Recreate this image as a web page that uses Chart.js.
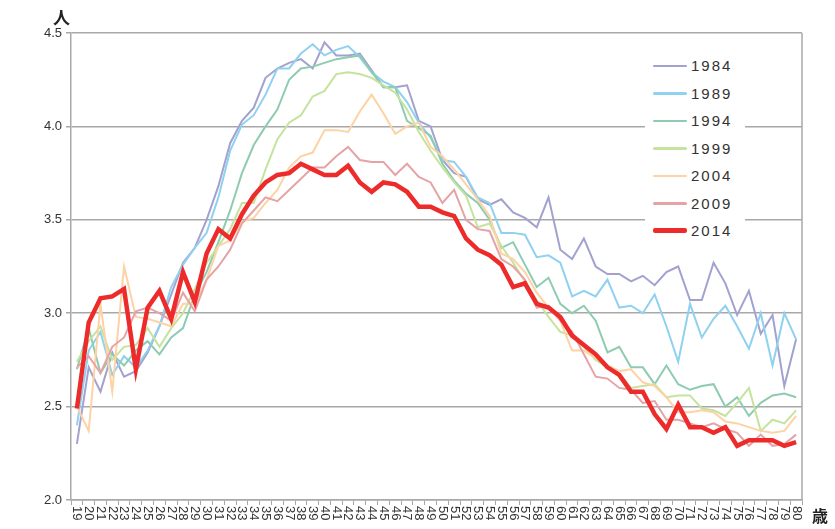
<!DOCTYPE html>
<html lang="ja">
<head>
<meta charset="utf-8"/>
<title>年齢別 平均世帯人員</title>
<script src="https://cdn.jsdelivr.net/npm/chart.js"></script>
<style>
  body { margin: 0; background: #fff; font-family: "Liberation Sans", "Noto Sans", sans-serif; }
  #wrap { position: relative; width: 835px; height: 529px; }
  #unitY { position: absolute; left: 53px; top: 4px; font: bold 17px "Noto Sans CJK JP", sans-serif; color: #222; }
  #unitX { position: absolute; left: 812px; top: 503px; font: bold 16px "Noto Sans CJK JP", sans-serif; color: #222; }
  #legend { position: absolute; left: 645px; top: 50px; width: 100px; height: 195px; background: #fff; padding-top: 2px; }
  .row { height: 27.5px; display: flex; align-items: center; }
  .swatch { width: 34px; margin-left: 8px; margin-right: 4px; border-radius: 2px; }
  .lbl { font-size: 15px; letter-spacing: 2px; color: #333; }
</style>
</head>
<body>
<div id="wrap">
  <canvas id="grafik" width="835" height="529"></canvas>
  <div id="unitY">人</div>
  <div id="unitX">歳</div>
  <div id="legend"></div>
</div>
<script>
  // 年齢 (カテゴリ)
  const yaslar = [19,20,21,22,23,24,25,26,27,28,29,30,31,32,33,34,35,36,37,38,39,
    40,41,42,43,44,45,46,47,48,49,50,51,52,53,54,55,56,57,58,59,60,
    61,62,63,64,65,66,67,68,69,70,71,72,73,74,75,76,77,78,79,80];

  const yillar = ['1984', '1989', '1994', '1999', '2004', '2009', '2014'];
  const renkler = ['#a2a1cf', '#8fd1ef', '#8ecbb0', '#c6e39e', '#fdd2a4', '#e6a3a5', '#ee2b2b'];

  const v1984 = [2.30,2.71,2.58,2.79,2.66,2.69,2.79,2.93,3.10,3.27,3.35,
    3.50,3.68,3.91,4.03,4.10,4.26,4.31,4.34,4.36,4.31,
    4.45,4.38,4.38,4.39,4.30,4.21,4.21,4.22,4.03,4.00,
    3.82,3.75,3.73,3.61,3.58,3.61,3.54,3.51,3.46,3.62,
    3.34,3.29,3.40,3.25,3.21,3.21,3.17,3.20,3.15,3.22,
    3.25,3.07,3.07,3.27,3.16,2.99,3.12,2.89,2.99,2.61,2.86];
  const v1989 = [2.40,2.80,2.90,2.67,2.77,2.71,2.80,2.93,3.14,3.26,3.35,
    3.43,3.62,3.87,4.01,4.06,4.17,4.31,4.31,4.39,4.44,
    4.38,4.41,4.43,4.37,4.29,4.24,4.21,4.13,4.02,3.94,
    3.82,3.81,3.73,3.62,3.59,3.43,3.43,3.42,3.30,3.31,
    3.27,3.09,3.12,3.09,3.18,3.03,3.04,3.00,3.10,2.93,
    2.74,3.05,2.87,2.97,3.04,2.93,2.81,3.00,2.72,3.00,2.86];
  const v1994 = [2.70,2.92,2.68,2.78,2.72,2.80,2.85,2.78,2.87,2.92,3.10,
    3.22,3.38,3.55,3.75,3.90,4.00,4.09,4.25,4.31,4.32,
    4.34,4.36,4.37,4.38,4.29,4.21,4.21,4.03,3.99,3.95,
    3.80,3.71,3.64,3.59,3.50,3.35,3.38,3.26,3.14,3.19,
    3.05,3.00,3.04,2.96,2.79,2.82,2.71,2.71,2.62,2.72,
    2.62,2.59,2.61,2.62,2.50,2.55,2.45,2.52,2.56,2.57,2.55];
  const v1999 = [2.74,2.85,2.93,2.75,2.82,2.83,2.92,2.82,2.92,3.00,3.13,
    3.27,3.36,3.45,3.59,3.59,3.77,3.93,4.02,4.06,4.16,
    4.19,4.28,4.29,4.28,4.26,4.22,4.18,4.09,3.97,3.87,
    3.78,3.70,3.63,3.46,3.48,3.36,3.27,3.17,3.07,2.98,
    2.90,2.88,2.82,2.75,2.71,2.68,2.60,2.61,2.62,2.55,
    2.56,2.56,2.49,2.48,2.45,2.52,2.60,2.37,2.43,2.41,2.48];
  const v2004 = [2.50,2.37,3.05,2.58,3.25,2.98,2.97,2.95,2.93,3.05,3.05,
    3.18,3.36,3.39,3.49,3.51,3.59,3.66,3.78,3.84,3.86,
    3.98,3.98,3.97,4.08,4.17,4.07,3.96,4.00,4.02,3.89,
    3.84,3.77,3.69,3.61,3.52,3.32,3.29,3.22,3.11,3.03,
    2.96,2.80,2.80,2.76,2.72,2.69,2.70,2.63,2.61,2.55,
    2.47,2.47,2.48,2.47,2.42,2.41,2.39,2.37,2.36,2.37,2.45];
  const v2009 = [2.71,2.77,2.68,2.82,2.87,3.01,3.03,3.00,2.96,3.11,3.01,
    3.18,3.25,3.34,3.48,3.55,3.62,3.60,3.66,3.72,3.78,
    3.78,3.84,3.89,3.82,3.81,3.81,3.74,3.80,3.73,3.70,
    3.59,3.66,3.50,3.45,3.44,3.29,3.25,3.18,3.03,3.04,
    2.96,2.90,2.78,2.66,2.65,2.60,2.59,2.52,2.53,2.43,
    2.43,2.41,2.39,2.41,2.38,2.36,2.29,2.35,2.29,2.30,2.35];
  const v2014 = [2.49,2.95,3.08,3.09,3.13,2.70,3.03,3.12,2.97,3.22,3.06,
    3.32,3.45,3.40,3.53,3.63,3.70,3.74,3.75,3.80,3.77,
    3.74,3.74,3.79,3.70,3.65,3.70,3.69,3.65,3.57,3.57,
    3.54,3.52,3.40,3.34,3.31,3.26,3.14,3.16,3.05,3.03,
    2.98,2.88,2.83,2.78,2.71,2.67,2.58,2.58,2.46,2.38,
    2.51,2.39,2.39,2.36,2.39,2.29,2.32,2.32,2.32,2.29,2.31];

  const seriler = [v1984, v1989, v1994, v1999, v2004, v2009, v2014];
  const yTikler = [2.0, 2.5, 3.0, 3.5, 4.0, 4.5];

  const datasets = seriler.map((s, i) => ({
    label: yillar[i],
    data: s,
    borderColor: renkler[i],
    borderWidth: i === 6 ? 4.5 : 2,
    pointRadius: 0,
    tension: 0,
    fill: false,
    order: 6 - i
  }));

  // 縦書きの年齢ラベルと右枠線
  const ekstra = {
    id: 'ekstra',
    afterDraw(chart) {
      const ctx = chart.ctx, a = chart.chartArea, xs = chart.scales.x;
      ctx.save();
      ctx.strokeStyle = '#a8a8a8';
      ctx.lineWidth = 1.5;
      ctx.beginPath();
      ctx.moveTo(a.right, a.top);
      ctx.lineTo(a.right, a.bottom);
      ctx.stroke();
      ctx.fillStyle = '#333';
      ctx.font = '13px "Liberation Sans", sans-serif';
      ctx.textAlign = 'left';
      ctx.textBaseline = 'middle';
      yaslar.forEach((y, i) => {
        ctx.save();
        ctx.translate(xs.getPixelForTick(i), a.bottom + 6);
        ctx.rotate(Math.PI / 2);
        ctx.fillText(String(y), 0, 0);
        ctx.restore();
      });
      ctx.restore();
    }
  };

  new Chart(document.getElementById('grafik'), {
    type: 'line',
    data: { labels: yaslar, datasets: datasets },
    options: {
      responsive: false,
      animation: false,
      layout: { padding: { top: 33, right: 33, left: 0, bottom: 0 } },
      plugins: { legend: { display: false }, tooltip: { enabled: false } },
      scales: {
        x: {
          type: 'category',
          offset: true,
          grid: { drawOnChartArea: false, drawTicks: true, tickLength: 5, color: '#a8a8a8', offset: true },
          border: { color: '#a8a8a8', width: 1.5 },
          ticks: { display: false },
          afterFit(s) { s.height = 29; }
        },
        y: {
          min: 2, max: 4.5,
          afterBuildTicks(s) { s.ticks = yTikler.map(v => ({ value: v })); },
          ticks: {
            callback: v => v.toFixed(1),
            color: '#333',
            font: { size: 13, family: '"Liberation Sans", sans-serif' },
            padding: 4
          },
          grid: { color: '#a8a8a8', lineWidth: 1.5, tickLength: 5 },
          border: { color: '#a8a8a8', width: 1.5 },
          afterFit(s) { s.width = 71; }
        }
      }
    },
    plugins: [ekstra]
  });

  // 凡例
  const lg = document.getElementById('legend');
  yillar.forEach((y, i) => {
    const r = document.createElement('div');
    r.className = 'row';
    r.innerHTML = '<div class="swatch" style="height:' + (i === 6 ? 5 : 2.5) + 'px;background:' + renkler[i] + '"></div><span class="lbl">' + y + '</span>';
    lg.appendChild(r);
  });
</script>
</body>
</html>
·····
* _Exercise objective_
Pictures stay out. Print the data exactly, from its first line through the line containing "61,62,63,64,65,66,67,68,69,70,71,72,73,74,75,76,77,78,79,80];".

* _Final result_
Recreate this image as a web page that uses Chart.js.
<!DOCTYPE html>
<html lang="ja">
<head>
<meta charset="utf-8"/>
<title>年齢別 平均世帯人員</title>
<script src="https://cdn.jsdelivr.net/npm/chart.js"></script>
<style>
  body { margin: 0; background: #fff; font-family: "Liberation Sans", "Noto Sans", sans-serif; }
  #wrap { position: relative; width: 835px; height: 529px; }
  #unitY { position: absolute; left: 53px; top: 4px; font: bold 17px "Noto Sans CJK JP", sans-serif; color: #222; }
  #unitX { position: absolute; left: 812px; top: 503px; font: bold 16px "Noto Sans CJK JP", sans-serif; color: #222; }
  #legend { position: absolute; left: 645px; top: 50px; width: 100px; height: 195px; background: #fff; padding-top: 2px; }
  .row { height: 27.5px; display: flex; align-items: center; }
  .swatch { width: 34px; margin-left: 8px; margin-right: 4px; border-radius: 2px; }
  .lbl { font-size: 15px; letter-spacing: 2px; color: #333; }
</style>
</head>
<body>
<div id="wrap">
  <canvas id="grafik" width="835" height="529"></canvas>
  <div id="unitY">人</div>
  <div id="unitX">歳</div>
  <div id="legend"></div>
</div>
<script>
  // 年齢 (カテゴリ)
  const yaslar = [19,20,21,22,23,24,25,26,27,28,29,30,31,32,33,34,35,36,37,38,39,
    40,41,42,43,44,45,46,47,48,49,50,51,52,53,54,55,56,57,58,59,60,
    61,62,63,64,65,66,67,68,69,70,71,72,73,74,75,76,77,78,79,80];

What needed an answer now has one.